Centrista defensor das armas

Em causa estava um lugar na Câmara dos Representantes, que ficou em aberto depois de o detentor do cargo, o republicano Tim Murphy, ter saído de cena no meio de um escândalo pessoal – apesar de ser um fervoroso crítico do aborto, Murphy foi apanhado a encorajar a sua amante a abortar.

Depois disso, era preciso arranjar um substituto, e foi então que Rick Saccone e Conor Lamb apareceram em cena – venceram as eleições primárias dos seus partidos, em Novembro do ano passado, e lançaram-se numa campanha que, à partida, seria mais previsível do que um dia de sol no Verão.

Conor Lamb apresentou-se aos eleitores como um candidato democrata centrista, defensor da posse de armas e apoiante do aumento das taxas alfandegárias anunciado pela Casa Branca há duas semanas, mas essa postura distante dos progressistas de Nova Iorque ou de São Francisco não explica tudo – no site independente Cook Political Report, o 18.º Distrito da Pensilvânia tinha uma pontuação "R+11", ou seja, para se avaliar quão republicanos são os seus eleitores, é preciso pegar na média dos resultados do Partido Republicano em 2014 e 2016 e somar mais 11 pontos.

Uma derrota para Trump

A derrota de Rick Saccone no 18.º Distrito da Pensilvânia é também uma derrota para o Presidente Trump – o que não significa que Saccone tenha perdido porque se colou a Trump; antes de se antecipar uma qualquer "onda democrata" nas eleições de Novembro para o Congresso, é preciso perceber que na Pensilvânia há um gigantesco grupo de eleitores sindicalizados ainda inscritos no Partido Democrata, que têm votado no Partido Republicano por não se reverem no partido mais liberal e progressista que surgiu após a Presidência de Bill Clinton. Para muitos destes eleitores, o voto no centrista Conor Lamb pode ter sido um regresso a casa e não um voto de protesto contra Donald Trump.

Mas a verdade é que o Presidente apostou todas as fichas em Saccone e perdeu. Foi à Pensilvânia duas vezes, para discursar ao lado do candidato do Partido Republicano, e enviou também o seu vice-presidente, Mike Pence, e dois dos seus filhos, Donald Trump Jr. e Ivanka Trump – uma armada que dificilmente pode servir de desculpa quando o Presidente comentar o resultado desta eleição no Twitter.

As mais recentes mensagens de Trump na rede social são de terça e quarta-feira, ambas de apoio a Rick Saccone. Na última, diz aos eleitores da Pensilvânia para votarem no seu candidato porque "a economia está em alta, num máximo histórico, e ainda vai ficar melhor" – "Votem em Rick Saccone para que isto se mantenha."

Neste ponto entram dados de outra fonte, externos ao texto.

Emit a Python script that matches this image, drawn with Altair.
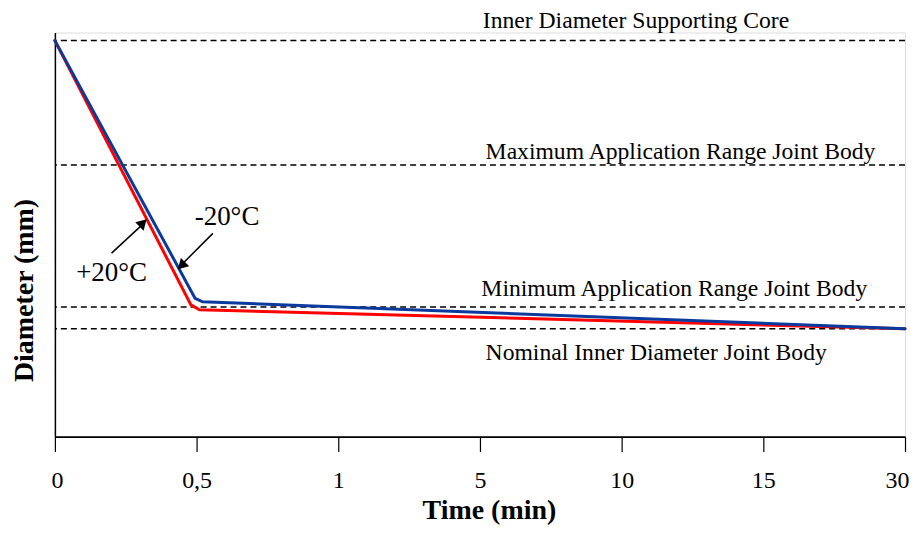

Na terça-feira tinha ido directo ao coração da sua base de apoio, dizendo que Saccone "é muito melhor para a indústria do aço e para as empresas" e que Conor Lamb é "fraco na criminalidade e na fronteira" e "vai votar sempre a favor do Partido Democrata" na Câmara dos Representantes – apesar destes avisos, Lamb acabou por vencer no coração da "Trumplândia" e roubou um lugar à maioria do Partido Republicano na Câmara dos Representantes.